With collaboration and team work becoming the organizational norm to innovate and create value (Frost & Sullivan, 2007), new business processes predominantly involve collaborative work practices. A work practice is a set of actions carried out repeatedly to accomplish a particular organizational task (Briggs, Kolfschoten, Vreede, & Dean, 2006). A task is said to be collaborative if its successful completion depends on joint effort among multiple individuals. Process design and deployment has become the basis for most approaches to support change, improvement, and innovation in organizations. Collaboration engineering is an emerging approach to designing collaborative work practices for high value recurring tasks and deploying them to practitioners to execute for themselves without ongoing support from professional facilitators. Collaboration engineering researchers have distilled a number of collaboration principles, techniques and best practices, and codified them into a design pattern language (Briggs et al., 2006; Briggs, Vreede, & Nunamaker, 2003). This design pattern language provides Collaboration Engineers with reusable elements for designing collaborative work practices, and for specifying the technological capabilities a group will need to support its efforts. While such repositories of best practices support the design of collaborative work practices, this paper proposes a design for a technology to further support the design of collaborative work practices using a pattern language.

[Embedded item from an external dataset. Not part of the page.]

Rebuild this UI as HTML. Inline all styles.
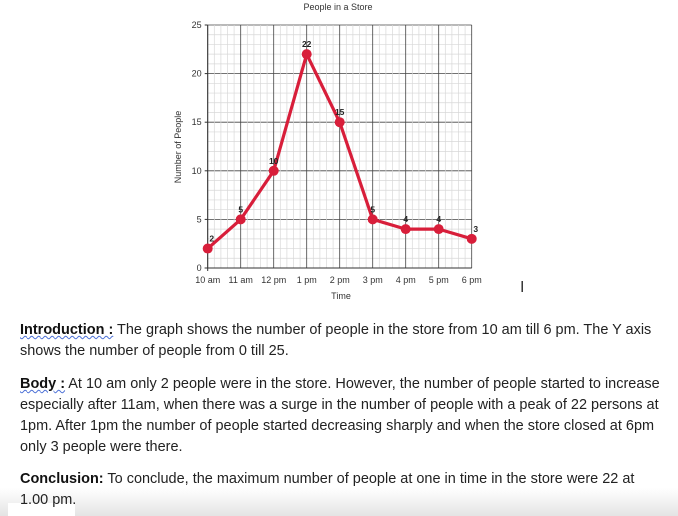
<!DOCTYPE html>
<html><head><meta charset="utf-8"><style>
body{margin:0;width:678px;height:516px;overflow:hidden;background:#fff;position:relative;font-family:"Liberation Sans",sans-serif}
.p{position:absolute;left:20px;font-family:"Liberation Sans",sans-serif;font-size:15px;color:#222;line-height:21px;white-space:nowrap;transform:scaleX(0.965);transform-origin:0 0}
.b{font-weight:bold;color:#111}
.u{text-decoration:underline wavy #4a6fd6;text-decoration-thickness:1px}
</style></head><body>
<svg id="chart" width="678" height="310" style="position:absolute;left:0;top:0"></svg>
<div style="position:absolute;left:520px;top:279px;font-size:16px;color:#333">I</div>
<div class="p" style="top:319px"><span class="b u">Introduction :</span> The graph shows the number of people in the store from 10 am till 6 pm. The Y axis<br>shows the number of people from 0 till 25.</div>
<div class="p" style="top:373px"><span class="b u">Body :</span> At 10 am only 2 people were in the store. However, the number of people started to increase<br>especially after 11am, when there was a surge in the number of people with a peak of 22 persons at<br>1pm. After 1pm the number of people started decreasing sharply and when the store closed at 6pm<br>only 3 people were there.</div>
<div style="position:absolute;left:0;top:488px;width:678px;height:28px;background:linear-gradient(#fff0,#e4e4e4)"></div>
<div style="position:absolute;left:8px;top:503px;width:67px;height:13px;background:#fff"></div>
<div class="p" style="top:468px"><span class="b">Conclusion:</span> To conclude, the maximum number of people at one in time in the store were 22 at<br>1.00 pm.</div>
<script>
const categories=["10 am","11 am","12 pm","1 pm","2 pm","3 pm","4 pm","5 pm","6 pm"];
const values=[2,5,10,22,15,5,4,4,3];
const yTicks=[0,5,10,15,20,25];
const svg=document.getElementById('chart');
const L=207.7,R=471.7,T=25,B=268,yMax=25;
const xs=i=>L+i*(R-L)/(categories.length-1);
const ys=v=>B-v*(B-T)/yMax;
const NS="http://www.w3.org/2000/svg";
function mk(t,a,p){const e=document.createElementNS(NS,t);for(const k in a)e.setAttribute(k,a[k]);(p||svg).appendChild(e);return e;}
let g=mk('g',{});


for(let v=0;v<=yMax;v++){mk('line',{x1:L,x2:R,y1:ys(v),y2:ys(v),stroke:v%5?'#d8d8d8':'#444','stroke-width':v%5?0.7:0.8},g);}
const n=categories.length-1;
for(let i=0;i<=n*5;i++){const x=L+i*(R-L)/(n*5);mk('line',{x1:x,x2:x,y1:T,y2:B,stroke:i%5?'#d8d8d8':'#444','stroke-width':i%5?0.7:0.8},g);}
mk('line',{x1:L,x2:L,y1:T,y2:B+3,stroke:'#333'});
mk('line',{x1:L-3,x2:R,y1:B,y2:B,stroke:'#333'});
yTicks.forEach(v=>{const t=mk('text',{x:L-6,y:ys(v)+3,'font-size':9,'text-anchor':'end',fill:'#333'});t.textContent=v;


mk('line',{x1:L-3,x2:L,y1:ys(v),y2:ys(v),stroke:'#333'});});
categories.forEach((c,i)=>{const t=mk('text',{x:xs(i),y:B+15,'font-size':9,'text-anchor':'middle',fill:'#333'});t.textContent=c;

});
let tt=mk('text',{x:338,y:10,'font-size':9,'text-anchor':'middle',fill:'#333'});tt.textContent='People in a Store';


let xt=mk('text',{x:341,y:299,'font-size':9,'text-anchor':'middle',fill:'#333'});xt.textContent='Time';


let yt=mk('text',{x:0,y:0,'font-size':9,'text-anchor':'middle',fill:'#333',transform:'translate(181,147) rotate(-90)'});yt.textContent='Number of People';


const line=mk('polyline',{points:values.map((v,i)=>xs(i)+','+ys(v)).join(' '),fill:'none',stroke:'#d81e3a','stroke-width':3.2,'stroke-linejoin':'round'});


values.forEach((v,i)=>{const c=mk('circle',{cx:xs(i),cy:ys(v),r:5,fill:'#d81e3a'});


const t=mk('text',{x:xs(i)+(i==0||i==8?4:0),y:ys(v)-7,'font-size':8.5,'font-weight':'bold','text-anchor':'middle',fill:'#222'});t.textContent=v;

});
</script>
</body></html>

While new technologies can be a driver for changes of work practices, they often do not prescribe a new way of working, but rather offer the tools to support the new way. Workflow management (Aalst, Hofstede, & Kiepuszewski, 2003) approaches and business process engineering (Grover & Kettinger, 1995) methods offer an overview of tasks and processes, but do not provide the detailed ‘how to’ instructions to initiate and prescribe change. To change a collaborative work practice, groups need to be trained or require facilitation support (Briggs, 2006). The transition of new collaborative work practices is a complex task because a new work practice needs to be accepted and adopted by its users. A key requirement is the users’ willingness to change. Briggs describes a Value Frequency Model to explain the behavioral intention (willingness) to change a work practice (Briggs, 2006). In this model, the willingness to change is caused by an individual judgment of the value of change and the expected frequency in which this added value is experienced. Therefore, in order to transfer a new collaborative work practice, it needs to be designed in a way that offers its users a recurring added value.

The design of a new collaboration process poses several, sometimes conflicting, requirements: It needs to improve productivity of the organization, it needs to offer recurring value to the users, resources for the process are limited by definition, and the skills of process leaders might also present a limitation (Kolfschoten, Vreede, Briggs, & Sol, 2007). While many design approaches to collaboration support exist (Schwarz, 1994; Sheffield, 2004; Zigurs & Buckland, 1998), they merely offer a high level process structure, not the details on choices in tool configuration, combined with specific instructions. Research shows that such small configuration can have large impact on outcomes in group processes (Santanen & Vreede, 2004; Shepherd, Briggs, Reinig, Yen, & Nunamaker, 1996). To design new collaboration processes such that these requirements are met with some certainty, the designer can use best practices or design patterns – solutions that work and that can be combined to offer the prescription of an instrumental, predictable and transferable collaborative work practice (Coplien & Harrison, 2005; Schümmer & Lukosch, 2007). Design patterns are re-usable solutions to address frequently occurring problems. In Alexander’s words: “A pattern describes a problem which occurs over and over again and then describes the core of the solution to that problem, in such a way that you can use this solution a million times over, without ever doing it the same way twice (Alexander, Ishikawa, Silverstein et al., 1977, p. x).”